Das Tempo der Auszählung ließ einen langen Abend erwarten. Um 20 Uhr konnte den Anwesenden ein Endergebnis bekanntgegeben werden.
Endlich ein Wahlergebnis – Klatsche für den AStA
Bei einer Wahlbeteiligung von 18,7 % gaben gerade einmal 7743 der rund 40.000 Studenten ihre Stimme ab. Immerhin stieg die Wahlbeteiligung im Vergleich zum Vorjahr um 0,8%. Das AStA-Lager ist nach dieser Wahl nicht mehr in der Lage seine Koalition fortzuführen.

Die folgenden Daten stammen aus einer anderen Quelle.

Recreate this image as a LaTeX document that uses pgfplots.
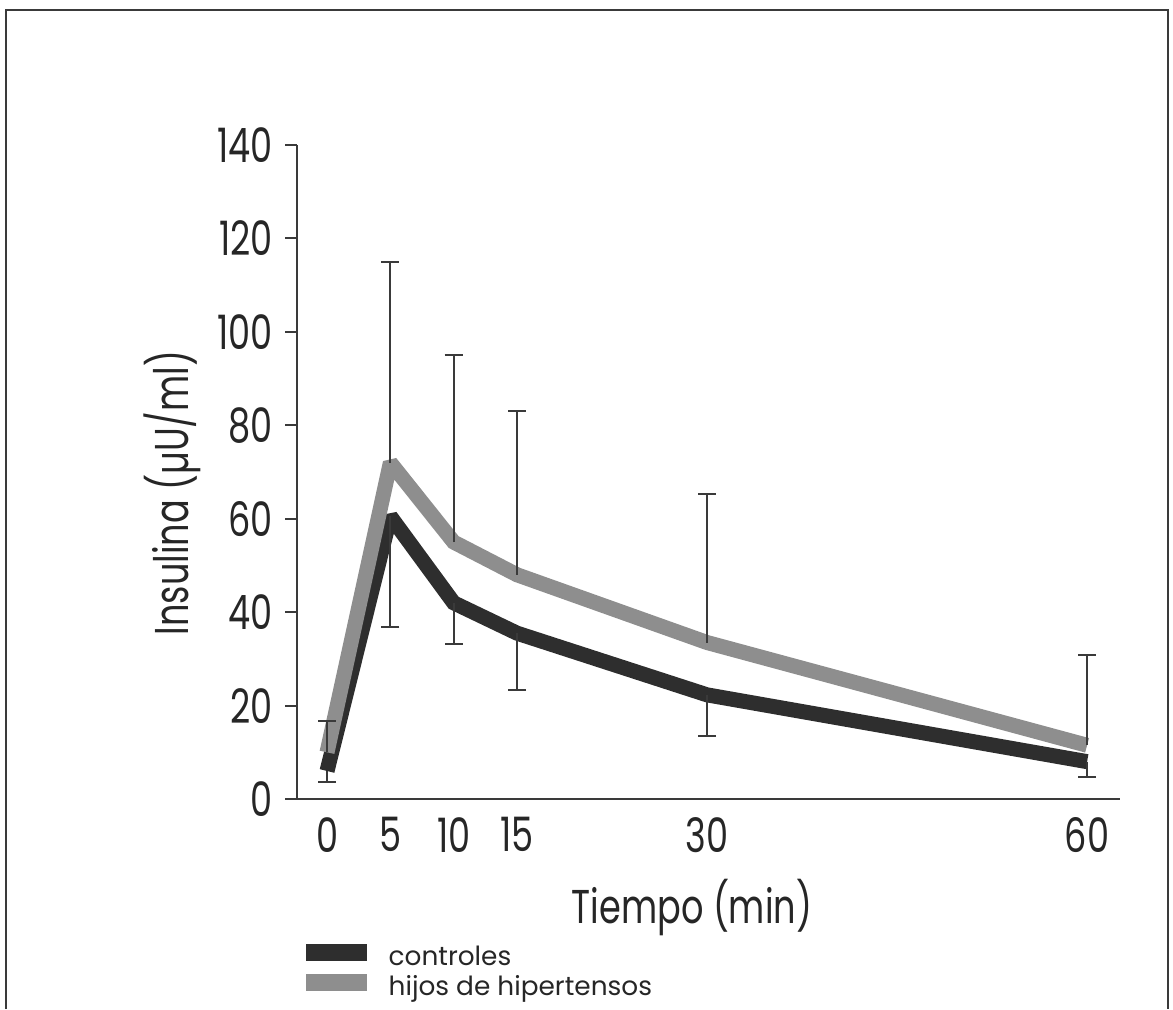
\documentclass[border=0pt]{standalone}
\usepackage{fontspec}
\setmainfont{Poppins}[FakeStretch=0.74]
\newfontfamily\legfont{Poppins}
\usepackage{pgfplots}
\pgfplotsset{compat=1.18}

\definecolor{darkline}{HTML}{2E2E2E}
\definecolor{grayline}{HTML}{8E8E8E}
\definecolor{axiscol}{HTML}{3A3A3A}

\begin{document}
\begin{tikzpicture}
\useasboundingbox (0,0) rectangle (117.3mm,100.9mm);
% outer frame (open at the bottom)
\draw[line width=0.2mm, axiscol] (0.6mm,0) -- (0.6mm,99.9mm) -- (116.8mm,99.9mm) -- (116.8mm,0);

\begin{axis}[
  at={(29.7mm,21.0mm)}, anchor=south west,
  scale only axis, width=82.3mm, height=65.4mm,
  xmin=-2.37, xmax=62.6, ymin=0, ymax=140,
  axis x line=bottom, axis y line=left,
  axis line style={-, line width=0.25mm, axiscol},
  xtick={0,5,10,15,30,60},
  ytick={0,20,...,140},
  xtick style={draw=none},
  ytick align=outside,
  major tick length=1.2mm,
  ytick style={line width=0.2mm, axiscol},
  /pgf/number format/assume math mode=true,
  tick label style={font=\fontsize{13.5}{16}\selectfont, text=black!85},
  every axis x label/.style={at={(axis description cs:0.48,-0.166)}, anchor=center},
  every axis y label/.style={at={(axis description cs:-0.152,0.468)}, anchor=center, rotate=90},
  label style={font=\fontsize{13.5}{16}\selectfont, text=black!85},
  xlabel={Tiempo (min)},
  ylabel={Insulina (µU/ml)},
  legend style={at={(axis description cs:0.0,-0.221)}, anchor=north west,
    draw=none, fill=none, inner sep=0pt, row sep=0pt,
    nodes={inner sep=0pt, text height=2.1mm, text depth=0.8mm},
    /tikz/every odd column/.append style={column sep=1.3mm},
    font=\legfont\fontsize{7.5}{8}\selectfont, text=black!85},
  legend cell align=left,
  legend image code/.code={\draw[#1, line width=1.7mm] (0mm,0.65mm) -- (6.1mm,0.65mm);},
  clip=false,
]
\addplot[darkline, line width=1.5mm, line join=miter, miter limit=2,
  error bars/.cd, y dir=minus, y explicit,
  error bar style={line width=0.2mm, axiscol},
  error mark options={rotate=90, mark size=0.9mm, line width=0.2mm, axiscol}]
  coordinates {
  (0,6)     +- (0,2.4)
  (5,60.5)  +- (0,23.7)
  (10,42)   +- (0,8.8)
  (15,35.5) +- (0,12.2)
  (30,22.3) +- (0,8.8)
  (60,8)    +- (0,3.3)
};
\addlegendentry{controles}
\addplot[grayline, line width=1.5mm, line join=miter, miter limit=2,
  error bars/.cd, y dir=plus, y explicit,
  error bar style={line width=0.2mm, axiscol},
  error mark options={rotate=90, mark size=0.9mm, line width=0.2mm, axiscol}]
  coordinates {
  (0,10)    +- (0,6.7)
  (5,72)    +- (0,43)
  (10,55)   +- (0,40)
  (15,48)   +- (0,35)
  (30,33.5) +- (0,31.8)
  (60,11.5) +- (0,19.3)
};
\addlegendentry{hijos de hipertensos}
\end{axis}
\end{tikzpicture}
\end{document}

Gefahrengebiet Campus – Jusos großer Verlierer
Die Juso-Hochschulgruppe wurde auch für die vorherrschende Stimmung unter den Studenten gegenüber der Mutterpartei abgestraft. Ihre stark betonte Parteibindung hatte es ihnen zuvor möglich gemacht, die Abschaffung der Studiengebühren durch die SPD für sich zu nutzen. Sich nicht von der Politik der Sozialdemokraten zu distanzieren, war letztlich konsequent und trug mutmaßlich zum schlechten Wahlergebnis bei. Ohne den beherzten Wahlkampf des stellvertretenden Juso-Landesvorsitzenden Timo Hempel (errang ein Direktmandat mit 124 Stimmen) wäre das Ergebnis wohl noch drastischer ausgefallen.

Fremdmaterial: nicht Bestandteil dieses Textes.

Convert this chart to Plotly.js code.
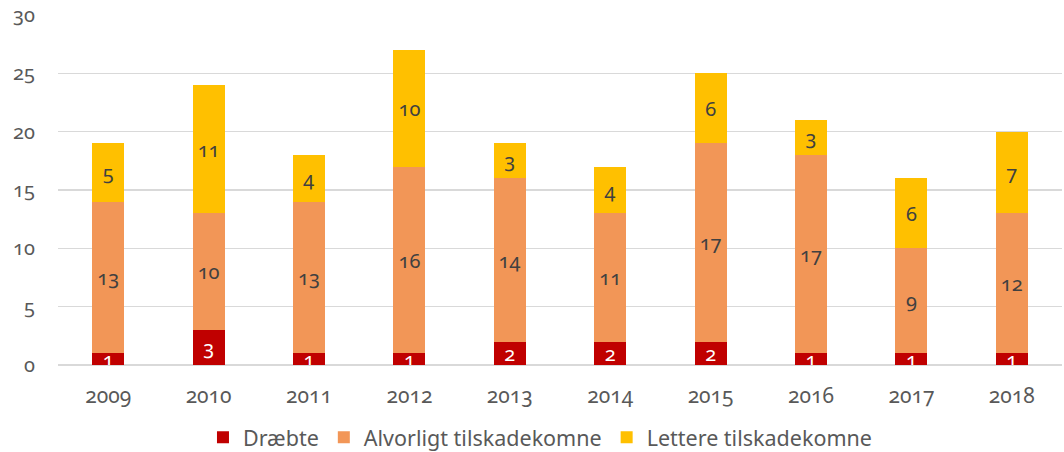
<!DOCTYPE html>
<html><head><meta charset="utf-8">
<script src="https://cdn.plot.ly/plotly-3.0.1.min.js"></script>
<style>html,body{margin:0;padding:0;background:#fff}#c{width:1064px;height:452px}
.main-svg text{font-variant-numeric:oldstyle-nums;font-feature-settings:"onum" 1;}</style>
</head><body><div id="c"></div>
<script>
const years = ['2009','2010','2011','2012','2013','2014','2015','2016','2017','2018'];
const draebte = [1,3,1,1,2,2,2,1,1,1];
const alvorligt = [13,10,13,16,14,11,17,17,9,12];
const lettere = [5,11,4,10,3,4,6,3,6,7];
const names = ['Dræbte','Alvorligt tilskadekomne','Lettere tilskadekomne'];
const colors = ['#C00000','#F29657','#FFC000'];
const textColors = ['#ffffff','#404040','#404040'];
const FONT = '"Noto Sans", "Open Sans", sans-serif';
const series = [draebte, alvorligt, lettere];
const traces = series.map((vals,i)=>({
  type:'bar', x:years, y:vals, name:names[i],
  marker:{color:colors[i], line:{width:0}},
  text:vals.map(String), textposition:'inside', insidetextanchor:'middle',
  constraintext:'none', textangle:0,
  textfont:{family:FONT, size:20, color:textColors[i]},
  hoverinfo:'skip'
}));
const layout = {
  barmode:'stack', bargap:0.68,
  width:1064, height:452,
  margin:{l:58, r:2, t:15, b:87, autoexpand:false},
  paper_bgcolor:'#fff', plot_bgcolor:'#fff',
  font:{family:FONT, color:'#595959', size:19},
  xaxis:{type:'category', tickfont:{size:21, color:'#595959'}, ticks:'', showline:false, showgrid:false, ticklabelstandoff:16, automargin:false},
  yaxis:{range:[0,30], dtick:5, gridcolor:'#d9d9d9', gridwidth:1.5, zeroline:true, zerolinecolor:'#d9d9d9', zerolinewidth:1.5,
         tickfont:{size:20, color:'#595959'}, ticklabelstandoff:22, showline:false, automargin:false},
  legend:{orientation:'h', xref:'container', x:0.5075, xanchor:'center', yref:'container', y:0.078, yanchor:'top',
          font:{size:21.5, color:'#595959'}, itemwidth:30, traceorder:'normal'},
  showlegend:true
};
Plotly.newPlot('c', traces, layout, {displayModeBar:false, staticPlot:true});
</script></body></html>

AStA-Referentin Anna-Lena Groß bedauerte, dass es nicht gelungen sei, Erstsemester und Wechselwähler von der tollen Arbeit zu überzeugen. Zur versuchten Manipulation des Wahlergebnisses fand sie klare Worte: „Wir sind erschüttert über die Wahlfälschungen zu unseren Ungunsten und hoffen, dass diesen antidemokratischen Vorgängen künftig kein Raum mehr bei StuPa-Wahlen gelassen wird.“ Auch der RCDS verurteilte diesen Angriff auf die Demokratie scharf.
Wo gewählt wird, fallen Späne
Zeit für einen Rückblick auf die turbulente Wahlwoche blieb trotzdem: Wahlhelfer berichteten einhellig von einem rüden Ton, der gegenseitigen Respekt komplett vermissen habe lasse, einer vergifteten Stimmung und chaotischen Zuständen. Ein Blick in das Wahlprotokoll unterstützt diese Einschätzung.
Wie geht es weiter? Campusgrün stärkste Kraft an der Uni
Mit zehn Sitzen und einem klaren Auftrag zur AStA-Bildung findet sich CampusGrün mit zehn Parlamentariern zwischen zwei verfeindeten Blöcken. Auf der einen Seite stehen die Rudimente der von Fakultätslisten, Jusos und Liberalen geprägten „Vernunft“-ASten und dem RCDS auf der anderen Seite. Die letzten Koalitionspartner der Grünen, waren SDS, die Reste des vormals einflussreichen „Regenbogen“ und das sogenannte „Bündnis für Aufklärung und Emanzipation“ um die Liste LINKS.
Einen neuen AStA kann man erwartungsgemäß ohnehin frühestens zum Ende der Semesterferien erwarten. Dann tagt das neu zusammengesetzte Parlament erstmalig.